The tornado that hit Montebello this week, damaging at least 17 buildings with wind gusts of up to 110 mph, was the strongest to hit the Los Angeles area since March 1983, according to the weather service.
Notable Twisters
This 1983 twister is one of the best known to hit Southern California. The tornado ripped off part of the roof of the Los Angeles Convention Center before roaring south along Broadway, tearing homes, smashing brick storefronts and flipping cars. More than 150 buildings were damaged. Thirty-two people were injured.
Damage from the 1983 tornado.
(Los Angeles Public Library)
“I saw it coming, a big grayish blackish swirling ball. It went right over the post office there on Broadway and hit me like a ton of bricks,” one resident told The Times.
When a tornado ripped through a neighborhood in Pico Rivera in 1990, damaging several homes, residents were shocked. One person told The Times: “It was like something you only see in ‘Wizard of Oz’.”
In 1991, a tornado ripped the roofs off several homes in Irvine.
Another in 1993 caused extensive property damage in Lake Forest.
In 2008, two tornado clouds in Riverside County toppled a large rig and derailed a freight train.
In 2014, a tornado touched down in South Los Angeles during a severe thunderstorm. The tornado jumped over a 10-block expanse, ripping off a roof and damaging at least five homes.
In 2016, another tornado damaged roofs and parts of up to eight commercial structures in Vernon.
This week’s tornadoes
In Montebello, video on social media showed a dark funnel cloud and debris flying hundreds of feet in the air. The roof of a building in Montebello was torn off, several others were damaged and a tree 1 foot in diameter was completely uprooted.
The National Weather Service confirmed Wednesday afternoon that a tornado lasting just two to three minutes was responsible for the chaos.
Micaela Vargas said her experience with the Montebello tornado was frightening. She was looking outside to see the rain when she noticed “a small tornado started to form”.
“Then all of a sudden,” she said, “it started getting so big and it started getting so gray, and you could see it all in the air.”
One person was confirmed injured after the event. In addition, 11 mostly industrial buildings were marked red, meaning they were too dangerous to inhabit, and six other buildings were damaged, according to the weather service.
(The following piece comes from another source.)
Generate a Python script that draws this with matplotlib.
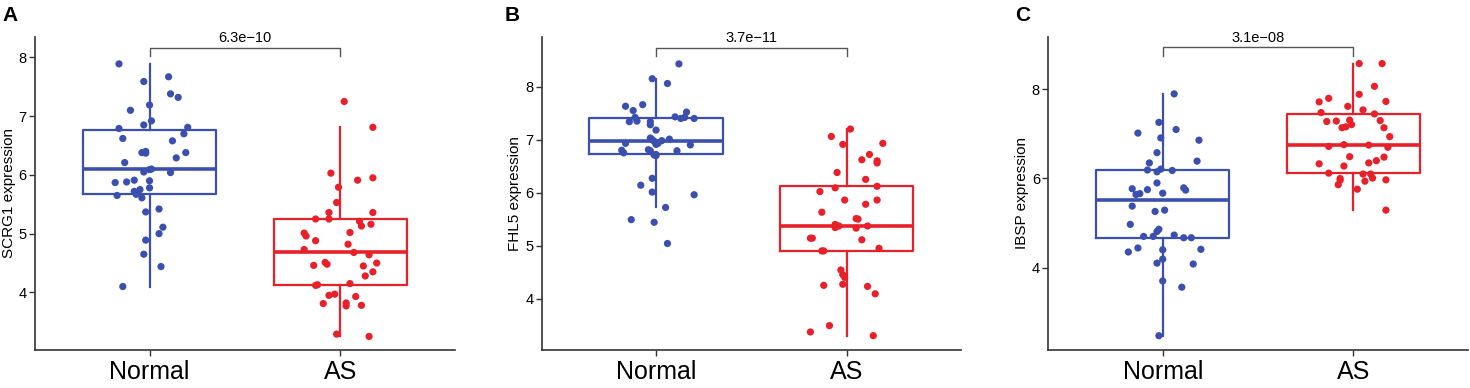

The unusual event also sent an HVAC unit down from the top of a building and caused skylights to break and wooden sleepers to break.
A “weak” tornado also touched down in Carpinteria on Tuesday. It was rated EF0 on a scale of 0 to 5 and had winds of up to 75 miles per hour. The Montebello event, which occurred at 11:14 a.m. Wednesday, was stronger, at EF1.
One person was injured in the incident at the Sandpiper Village mobile home park in Carpinteria. The tornado “damaged approximately 25 mobile home units and there was minor damage to trees in the cemetery adjacent to the mobile home park,” the weather service said.
Science
The Carpinteria and Montebello tornadoes formed after recent storms pushed cold air high into the atmosphere, causing it to destabilize. This created storm cells, which then began to spin and eventually became tornadoes.
Although Smith and his colleagues could see powerful thunderstorms brewing over the ocean Tuesday night, it’s hard to predict when a tornado is imminent. “You can see if there’s a tornado environment out there,” she said, “but saying, ‘Oh, there’s going to be a tornado in this area,’ it’s harder.”
Smith said the Carpinteria tornado lasted two minutes. “They tend to be short-lived,” she said. “They speed up, then they die out.”
Times staff writers Hannah Fry and Hayley Smith contributed to this report.